This Week in Videogame Blogging is a roundup highlighting the most important critical writing on games from the past seven days.
Systems Analysis
While we often feature sections dedicated to systems of design as they are understood and expressed in games, this time the systems are those of power, control, and revolutionary action in the material world, and to that end this opening trio goes hard.
- The Freelancer | Bullet Points Monthly
Yussef Cole meditates on the irreconcilable dichotomies of the freelancer, in Armored Core and elsewhere. - WASTE EATER and the (Worthwhile) Collective Consequence | Gamesline
Franny thinks about who foots the bill for revolutionary transformation when its benefits will be left to future generations. - How Some Men Play Dungeons & Dragons on Texas’ Death Row | The Marshall Project
Keri Blakinger reports on the connections through play formed in the most isolating appendage of the carceral state.
“In the spring of 2020, Wardlow decided to start one last game, a smaller, simpler campaign that he created for a few of his friends, involving a mythical city and a quest to save a magic sword. “I’m sure you’ve seen those Final Episodes of your favorite shows,” Wardlow wrote to me in his last letter on June 24, 2020, which he composed on his prison typewriter. “That’s what this is like.
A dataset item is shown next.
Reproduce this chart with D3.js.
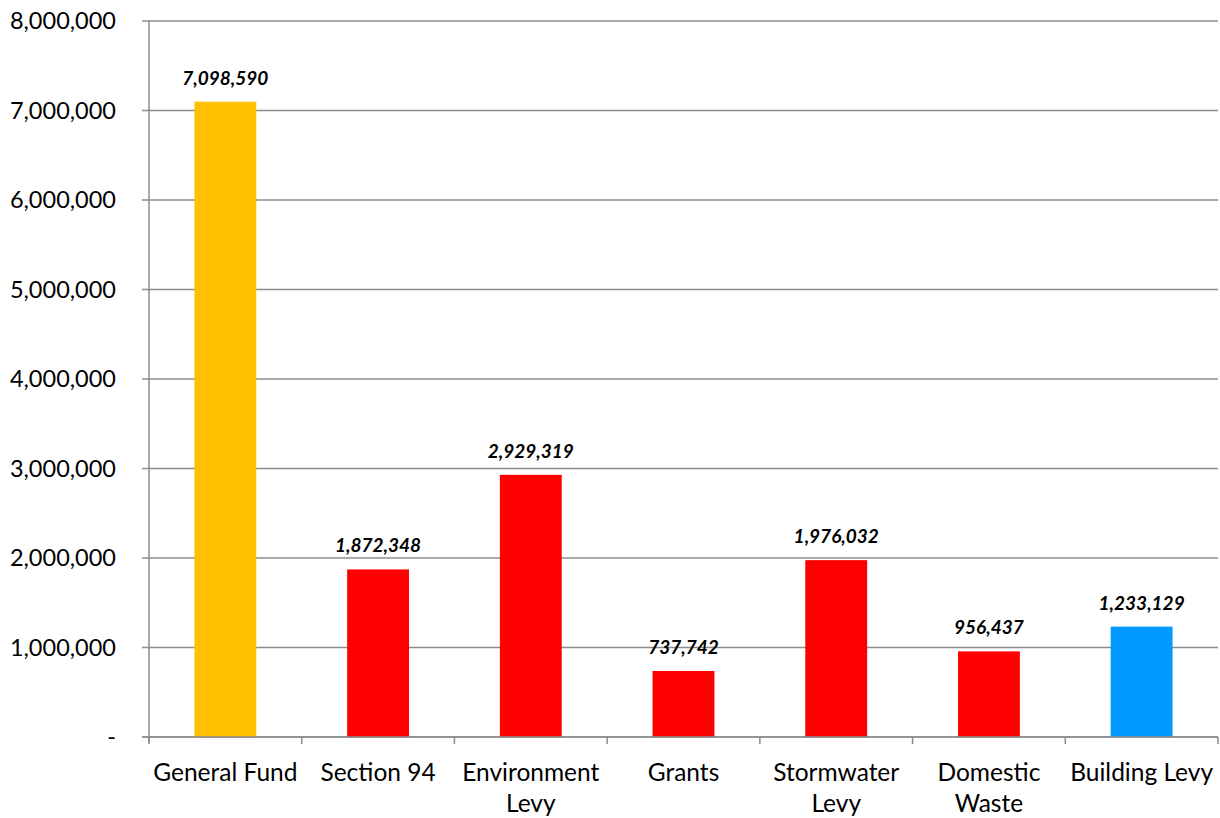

Although I hope this isn’t the Final Episode.” Two weeks later, the state executed him.”
The Hot Goss
Next, let’s catch up with critical impressions from the newest games, from both the triple-A and indie ends of the spectrum.
- Starfield makes space travel its most trivial mechanic | Polygon
Maddy Myers finds getting around in Starfield to be a little too frictionless. - Goodbye Volcano High review – killer tunes soundtrack a teen drama for the ages | Eurogamer
Alexis Ong finds a rhythym of raw authenticity in KO_OP’s work, setting it apart in a genre so often given to wistful navel-gazing.
“There is no lesson to be learned here, other than to do what you love until you can’t. It’s this fierce drive toward autonomy in the face of despair that elevates Volcano High above standard coming-of-age fare, which tends to tie up these hormonal dramatic stories with a lot of sound but no fury.”
Critical Strands
Now, let’s delve into telesthetics, Internet culture, and more.
- We Can’t Get Out Without Talking About Slenderman | Unwinnable
Emma Kostopolus traces the linkages between the Slenderman phenomenon, meme-myth propogation, and escalations to violence and specifically white nationalist violence. - Squall is Extradimensional | Unwinnable
Phoenix Simms explores the faerie telesthetics of Final Fantasy VIII.
“What interests me about telesthesia and how it relates to Ellone, Laguna and Squall connecting psychically over time and space is that it’s a way for FFVIII’s writers to reckon with the strangeness of early internet era socialization. Even if subtextually, FFVIII tackles how abstracted socialization was starting to become in the early internet era where everyday life was becoming increasingly more mediated by technology.”
Critical Chaser
We’re finishing off this week with an unusual game and an unusual review.
- REVIEW: Outshine Is a Thrilling Introduction to the Typing Game Genre | Sidequest
Michelle Caldeira plays. . . a typing shmup? Is that what I just read about?? - My review of a warehouse I found on Earth’s Moon in the video game Starfield | a blog
OSHA violations all over the shop.
“This whole thing seems pretty dangerous. There’s no roll cage. I guess maybe there’s no OSHA in the future? Or maybe this thing has a lot of safety tech built into it to protect the operator from making mistakes. Maybe it follows Asimov’s rules of robotics and can’t allow a human to come to harm, through action or inaction. But that seems like a lot of liability to pack into programming, and it seems expensive to attach a positronic brain to a forklift. I don’t know how it would anticipate other drivers doing things badly, knocking over pallets? It seems dicey.”